Juan vive solo. Le gustan los
animales. Por ello elige adoptar un perro. No quiere uno muy grande, pues su
piso es pequeño.
El primer paso, es ir a una
asociación donde dan perros en adopción. Un grupo de voluntarios gestionan el
mantenimiento del recinto y del mantenimiento. Muchas ilusiones y ganas de dar
un poco de cariño a estos animales abandonados o recuperados de situaciones
embarazosas. Todos ellos tienen un pasado común: falta de cariño.
Por la cabeza de Juan pasaron
muchas cosas pero pesaba más la que tienen estos perros. Él le ocurre lo mismo.
Pero de dos soledades no surge
una compañía. Aparecen dos aislamientos. Sabiendo esto, emprende la adopción.
El recinto esta lleno de ladridos
y saltos buscando a la persona nueva que aparece, como intuyendo que puede ser
el que les libere de esa estancia. Saltan buscando la caricia pero en sus ojos
una mirada de tristeza.
Juan sabe que solo lo podrá hacer
con uno y de un tamaño reducido. Su apartamento no da para más.

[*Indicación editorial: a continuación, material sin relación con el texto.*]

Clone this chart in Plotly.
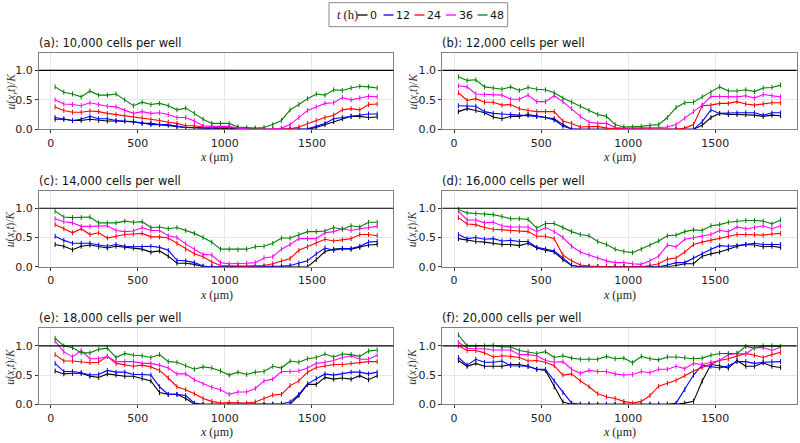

No tarde en elegir a un perro de
pelaje gris corto. Abona un dinero para el mantenimiento del lugar y compra una
correa y un collar en el mismo sitio.
Van hacía su coche y le pone en
la parte delantera. Están nerviosos y tras unos quinientos metros comienza a
vomitar. Aparca y con la ayuda de unos papeles limpia el desaguisado. Visiblemente
contrariado le regaña, aunque su automóvil ya cuenta con veinte años. Agacha su
cabeza como modo de disculpa pero Juan no lo sabe ver. Siguen el camino y elige
un nombre: le llamara “Brasas”. Extraño pero divertido, aun no le ha oído
ladrar, buen síntoma. Pero en su cabeza surge la duda si habrá sido buena
elección. Nuevos vómitos y la posibilidad de devolverlo, surge.